Dayton Regional STEM School wins prestigious presidential grant for arts curriculum

Students at the Dayton Regional STEM School working on an art project.

Students at the Dayton Regional STEM School working on an art project.

The Dayton Regional STEM School — co-founded by lead partner Wright State University — was among eight schools nationwide to win a prestigious $10,000 grant from a presidential committee for integrating arts into the educational curriculum.

The school’s model STEAM (Science, Technology, Engineering, Arts and Math) program was recognized by the President’s Committee on the Arts and Humanities, the Americans for the Arts and the Ovation Foundation, an independent television and digital media company dedicated to supporting arts and culture.

The grant awards were presented Nov. 3 during a ceremony and reception at the Cannon House Office Building in Washington, D.C. The recipients were also invited to the White House by the Office of Science and Technology to discuss their programs.

“It is through programs like these that we can foster the skills of innovation, creativity and problem-solving that our students need to compete in the world today,” said Rachel Goslins, executive director of the President’s Committee on the Arts and Humanities.

Also honored were schools from Boston, Los Angeles, San Diego, Beaverton and Hillsboro, Oregon; Janesville, Wisconsin; and Akron, Ohio.

“We can learn a lot from these eight schools — they stand as role models for the education system in America today honoring a well-rounded education for every student by incorporating the arts and the STEM subjects,” said Robert L. Lynch, president and CEO of Americans for the Arts. “I am impressed by their students’ academic achievement, school engagement and innovative thinking.”

Art teacher Jenny Montgomery accepted the award for the Dayton Regional STEM School. She was accompanied by Keshawn Mellon, a junior at the STEM school.

“As a WSU College of Education Professional Development School, we appreciate the opportunity to experiment with and share best practices, including arts-integrated curriculum,” Montgomery said. “Wright State’s partnership has benefited us on numerous occasions and in a variety of ways, including public exhibition of student work, professional advisement and critique in the development of student work.”

Those collaborating with the STEM school include Tess Cortes, the gallery coordinator of the Robert and Elaine Stein Galleries at Wright State. Cortes has exhibited work by the STEM students and lent her expertise to “Fashion Fushion STEMmersion,” in which students created fashion that incorporated light and sound.

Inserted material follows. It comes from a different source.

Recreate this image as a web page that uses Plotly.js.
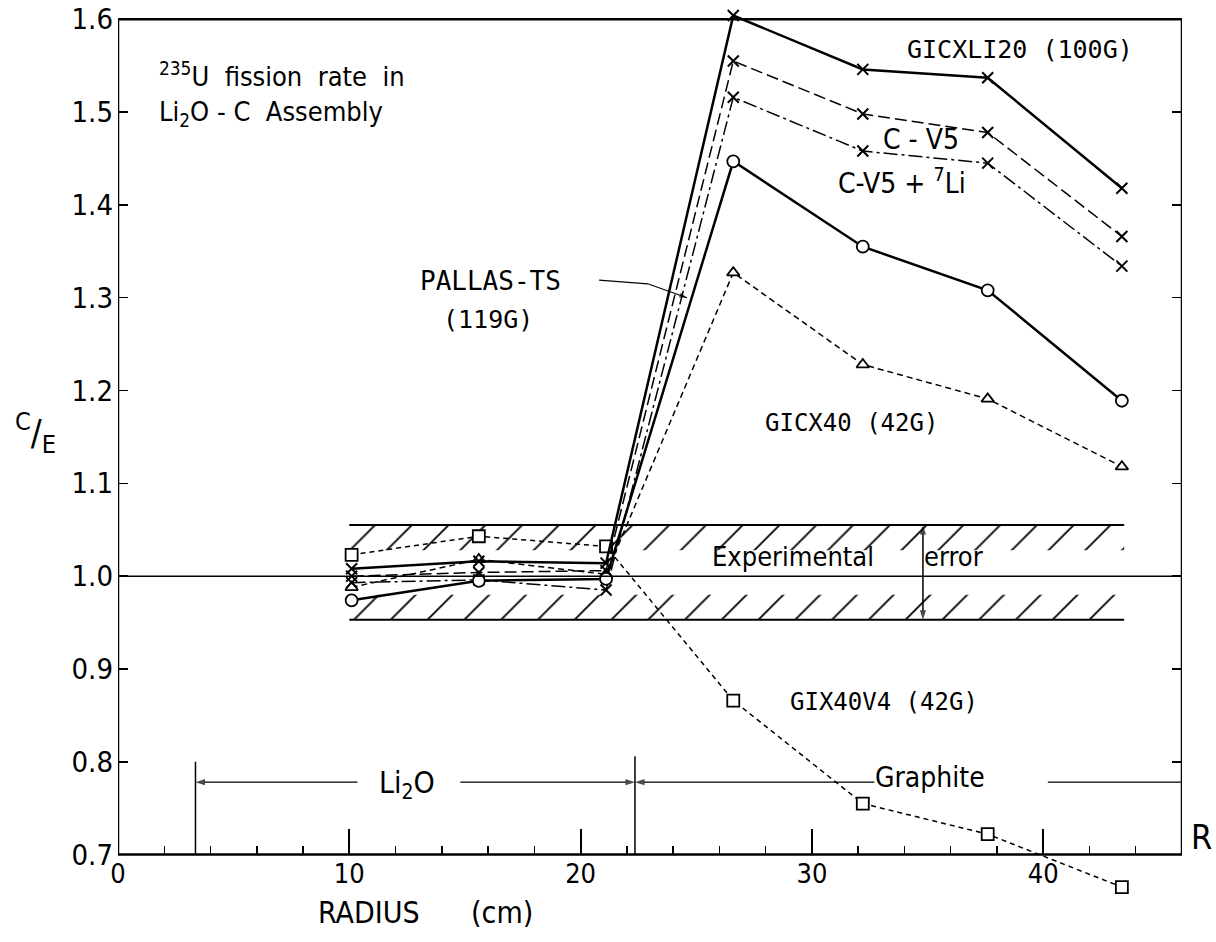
<!DOCTYPE html>
<html><head><meta charset="utf-8">
<script src="https://cdn.plot.ly/plotly-3.0.1.min.js"></script>
<style>html,body{margin:0;padding:0;background:#fff}#chart{width:1216px;height:942px}</style>
</head><body><div id="chart"></div>
<script>
// ---- data ----
const radius    = [10.1, 15.6, 21.1, 26.6, 32.2, 37.6, 43.4];
const gicxli20  = [1.008, 1.016, 1.014, 1.604, 1.546, 1.537, 1.418];
const cv5       = [1.000, 1.004, 1.006, 1.555, 1.498, 1.478, 1.366];
const cv5li7    = [0.993, 0.996, 0.985, 1.516, 1.458, 1.445, 1.334];
const pallasTS  = [0.974, 0.995, 0.997, 1.447, 1.355, 1.308, 1.189];
const gicx40    = [0.988, 1.018, 1.002, 1.327, 1.228, 1.191, 1.118];
const gix40v4   = [1.023, 1.043, 1.032, 0.866, 0.755, 0.722, 0.665];

const xRange = [0, 46];
const yRange = [0.65, 1.61];
const frameY = [0.7, 1.6];
const yTicks = [0.7, 0.8, 0.9, 1.0, 1.1, 1.2, 1.3, 1.4, 1.5, 1.6];
const xTicks = [0, 10, 20, 30, 40];
const refValue = 1.0;
const bandX = [10.0, 43.5];
const bandUpper = [1.028, 1.055];
const bandLower = [0.953, 0.980];
const errorX = 34.8;
const regionX = [3.35, 22.35];
const regionTop = [0.800, 0.806];
const arrowY = 0.778;
const li2oTextEdges = [10.35, 14.8];
const graphiteEdges = [32.7, 40.2];
const pallasLeaderX = [20.8, 22.9, 24.6];
const pallasLeaderY = [1.319, 1.315, 1.300];

const NARROW = 'DejaVu Sans Condensed, Liberation Sans Narrow, DejaVu Sans, sans-serif';
const MONO = 'DejaVu Sans Mono, Liberation Mono, monospace';

function series(name, y, dash, width, symbol, size) {
  const isX = symbol === 'x-thin';
  return {
    type: 'scatter', mode: 'lines+markers', name: name,
    x: radius, y: y, cliponaxis: false,
    line: {color: '#000', width: width, dash: dash},
    marker: isX ? {symbol: 'x-thin', size: size, color: '#000', line: {color: '#000', width: 2}}
                : {symbol: symbol, size: size, color: '#fff', line: {color: '#000', width: 1.8}},
    hoverinfo: 'skip'
  };
}

function band(yPair) {
  return {
    type: 'scatter', mode: 'lines', hoverinfo: 'skip', showlegend: false,
    x: [bandX[0], bandX[1], bandX[1], bandX[0], bandX[0]],
    y: [yPair[0], yPair[0], yPair[1], yPair[1], yPair[0]],
    fill: 'toself', fillcolor: 'rgba(0,0,0,0)',
    fillpattern: {shape: '/', size: 26, solidity: 0.07, fgcolor: '#000', bgcolor: 'rgba(0,0,0,0)'},
    line: {width: 0, color: 'rgba(0,0,0,0)'}
  };
}

function arrowTrace(xs, ys, size, width) {
  const sizes = xs.map((_, i) => i === xs.length - 1 ? size : 0);
  return {
    type: 'scatter', mode: 'lines+markers', x: xs, y: ys, cliponaxis: false, hoverinfo: 'skip',
    line: {color: '#000', width: width},
    marker: {symbol: 'arrow', angleref: 'previous', size: sizes, color: '#000', line: {width: 0}}
  };
}

const traces = [
  band(bandUpper),
  band(bandLower),
  {type:'scatter', mode:'lines', x: bandX, y: [bandUpper[1], bandUpper[1]], line:{color:'#000', width:2}, hoverinfo:'skip'},
  {type:'scatter', mode:'lines', x: bandX, y: [bandLower[0], bandLower[0]], line:{color:'#000', width:2}, hoverinfo:'skip'},
  arrowTrace([errorX, errorX], [refValue, bandUpper[1]], 10, 1.5),
  arrowTrace([errorX, errorX], [refValue, bandLower[0]], 10, 1.5),
  arrowTrace([li2oTextEdges[0], regionX[0]], [arrowY, arrowY], 10, 1.2),
  arrowTrace([li2oTextEdges[1], regionX[1]], [arrowY, arrowY], 10, 1.2),
  arrowTrace([graphiteEdges[0], regionX[1]], [arrowY, arrowY], 10, 1.2),
  arrowTrace(pallasLeaderX, pallasLeaderY, 8, 1.2),
  series('GIX40V4 (42G)', gix40v4, '5px,4px', 1.5, 'square', 12),
  series('GICX40 (42G)', gicx40, '6px,4px', 1.5, 'triangle-up', 11),
  series('C-V5+7Li', cv5li7, '14px,4px,3px,4px', 1.5, 'x-thin', 11),
  series('C-V5', cv5, '12px,5px', 1.5, 'x-thin', 11),
  series('PALLAS-TS (119G)', pallasTS, 'solid', 2.5, 'circle', 12),
  series('GICXLI20 (100G)', gicxli20, 'solid', 2.5, 'x-thin', 11)
];

const xPos = (frameY[0] - yRange[0]) / (yRange[1] - yRange[0]);

const shapes = [
  {type:'rect', xref:'x', yref:'y', x0:xRange[0], x1:xRange[1], y0:frameY[0], y1:frameY[1], line:{color:'#000', width:2.5}, layer:'above'},
  {type:'line', xref:'x', yref:'y', x0:xRange[0], x1:xRange[1], y0:refValue, y1:refValue, line:{color:'#000', width:1.5}},
  {type:'line', xref:'x', yref:'y', x0:regionX[0], x1:regionX[0], y0:frameY[0], y1:regionTop[0], line:{color:'#000', width:1.5}},
  {type:'line', xref:'x', yref:'y', x0:regionX[1], x1:regionX[1], y0:frameY[0], y1:regionTop[1], line:{color:'#000', width:1.5}},
  {type:'line', xref:'x', yref:'y', x0:graphiteEdges[1], x1:xRange[1], y0:arrowY, y1:arrowY, line:{color:'#000', width:1.2}}
];

function label(text, x, y, size, family, anchor) {
  return {xref:'x', yref:'y', x:x, y:y, text:text, showarrow:false,
          xanchor: anchor || 'center', yanchor:'middle',
          font:{family: family || NARROW, size:size, color:'#000'}};
}
function paperLabel(text, x, y, size, anchor) {
  return {xref:'paper', yref:'paper', x:x, y:y, text:text, showarrow:false,
          xanchor: anchor || 'center', yanchor:'middle',
          font:{family: NARROW, size:size, color:'#000'}};
}

const annotations = [
  label('<sup>235</sup>U  fission  rate  in', 1.7, 1.541, 27, NARROW, 'left'),
  label('Li<sub>2</sub>O - C  Assembly', 1.7, 1.499, 27, NARROW, 'left'),
  label('GICXLI20 (100G)', 39.0, 1.567, 25, MONO),
  label('C - V5', 34.7, 1.471, 28, NARROW),
  label('C-V5 + <sup>7</sup>Li', 33.9, 1.425, 28, NARROW),
  label('PALLAS-TS', 16.1, 1.318, 26, MONO),
  label('(119G)', 16.0, 1.277, 25, MONO),
  label('GICX40 (42G)', 31.7, 1.165, 24, MONO),
  label('GIX40V4 (42G)', 33.1, 0.864, 24, MONO),
  label('Experimental', 29.2, 1.021, 27, NARROW),
  label('error', 36.1, 1.021, 27, NARROW),
  label('Li<sub>2</sub>O', 12.5, 0.775, 30, NARROW),
  label('Graphite', 35.1, 0.783, 28, NARROW),
  paperLabel('RADIUS      (cm)', 0.289, -0.013, 30),
  paperLabel('R', 1.007, 0.072, 34, 'left'),
  paperLabel('<sup>C</sup>/<sub>E</sub>', -0.078, 0.525, 36)
];

const layout = {
  width: 1216, height: 942,
  margin: {l:118, r:34, t:10, b:41},
  paper_bgcolor:'#fff', plot_bgcolor:'#fff',
  showlegend:false,
  xaxis: {
    range: xRange, anchor:'free', position: xPos,
    showgrid:false, zeroline:false, showline:false,
    tickmode:'array', tickvals: xTicks, ticktext: xTicks.map(String),
    ticks:'inside', ticklen:26, tickwidth:2, tickcolor:'#000', ticklabelstandoff: 0,
    minor: {tickmode:'linear', tick0:0, dtick:2, ticks:'inside', ticklen:9, tickwidth:1.5, tickcolor:'#000', showgrid:false},
    tickfont:{family:NARROW, size:27, color:'#000'}
  },
  yaxis: {
    range: yRange, domain:[0,1],
    showgrid:false, zeroline:false, showline:false, mirror:'ticks',
    tickmode:'array', tickvals: yTicks, ticktext: yTicks.map(v => v.toFixed(1)),
    ticks:'inside', ticklen:10, tickwidth:1.5, tickcolor:'#000', ticklabelstandoff: 4,
    tickfont:{family:NARROW, size:29, color:'#000'}
  },
  shapes: shapes,
  annotations: annotations
};

Plotly.newPlot('chart', traces, layout, {displayModeBar:false, staticPlot:true});
</script></body></html>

Stephanie Bange, director of Wright State’s Educational Resource Center, created exhibits of student work to display with the “Conflict and Genocide Poster Project.” And David Karslberger from Wright Copy helped students learn about layout and design.

Recipients of the grant awards gathered outside the White House.

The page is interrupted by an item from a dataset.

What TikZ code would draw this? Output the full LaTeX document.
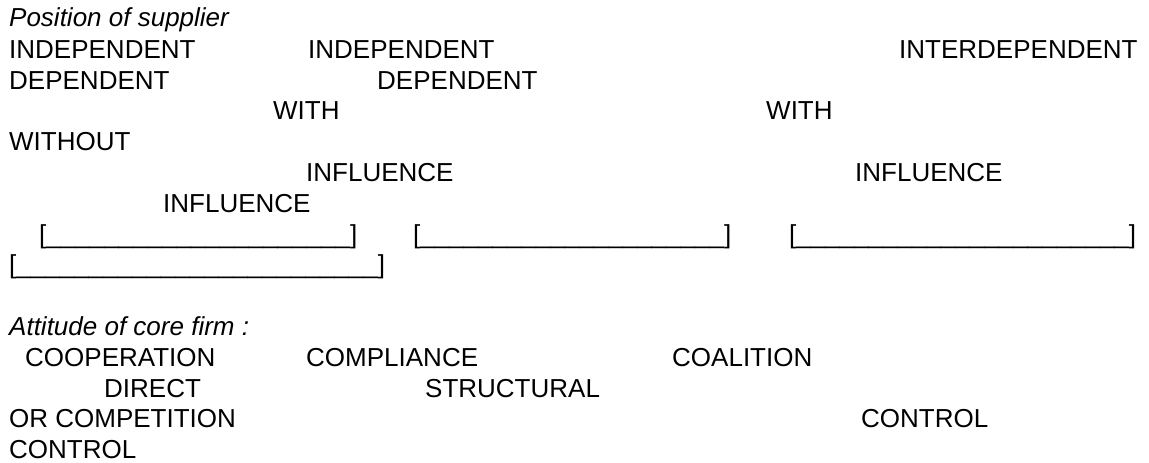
\documentclass[tikz,border=0pt]{standalone}
\usepackage{fontspec}
\setmainfont{Liberation Sans}
\usepackage{tikz}
\tikzset{%
  word/.style={anchor=base west, inner sep=0pt, font=\fontsize{26pt}{30pt}\selectfont},
  title/.style={word, font=\fontsize{26pt}{30pt}\selectfont\itshape}
}
\newcommand{\blankfield}[1]{[\foreach \n in {1,...,#1}{\_}]}

\begin{document}
\begin{tikzpicture}[x=1pt,y=-1pt]
  \useasboundingbox (0,0) rectangle (1149,463);
  \node[title] (pos) at (9,27) {Position of supplier};
  \node[word] (ind1) at (9,58) {INDEPENDENT};
  \node[word] (ind2) at (308,58) {INDEPENDENT};
  \node[word] (inter) at (899,58) {INTERDEPENDENT};
  \node[word] (dep1) at (9,89) {DEPENDENT};
  \node[word] (dep2) at (377,89) {DEPENDENT};
  \node[word] (with1) at (273,119) {WITH};
  \node[word] (with2) at (766,119) {WITH};
  \node[word] (without) at (9,150) {WITHOUT};
  \node[word] (infl1) at (306,181) {INFLUENCE};
  \node[word] (infl2) at (855,181) {INFLUENCE};
  \node[word] (infl3) at (163,212) {INFLUENCE};
  \node[word] (f1) at (39,243) {\blankfield{21}};
  \node[word] (f2) at (413,243) {\blankfield{21}};
  \node[word] (f3) at (789,243) {\blankfield{23}};
  \node[word] (f4) at (9,273) {\blankfield{25}};
  \node[title] (att) at (9,335) {Attitude of core firm :};
  \node[word] (coop) at (25,366) {COOPERATION};
  \node[word] (compl) at (306,366) {COMPLIANCE};
  \node[word] (coal) at (672,366) {COALITION};
  \node[word] (direct) at (104,397) {DIRECT};
  \node[word] (struct) at (425,397) {STRUCTURAL};
  \node[word] (orcomp) at (9,427) {OR COMPETITION};
  \node[word] (ctrl1) at (861,427) {CONTROL};
  \node[word] (ctrl2) at (9,458) {CONTROL};
\end{tikzpicture}
\end{document}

Recipients of the grant awards gathered outside the White House.

Montgomery thanked the Ovation Foundation, the President’s Committee on the Arts and the Humanities and the Americans for the Arts for supporting arts education.

“The award we are getting is supporting further integration of arts into our core classes,” she said.

Wright State University is a founding partner of the STEM (science, technology, engineering and math) school and the lead higher-education partner. The Kettering school opened in 2009 and in June 2013 graduated its first class.

It is one of 12 public STEM schools across Ohio. The schools are designed to offer students a relevant, real-world education that prepares them for college and the working world. The students participate in inquiry and project-based instruction that marries traditional STEM content with social studies, language arts, fine arts and wellness and fitness.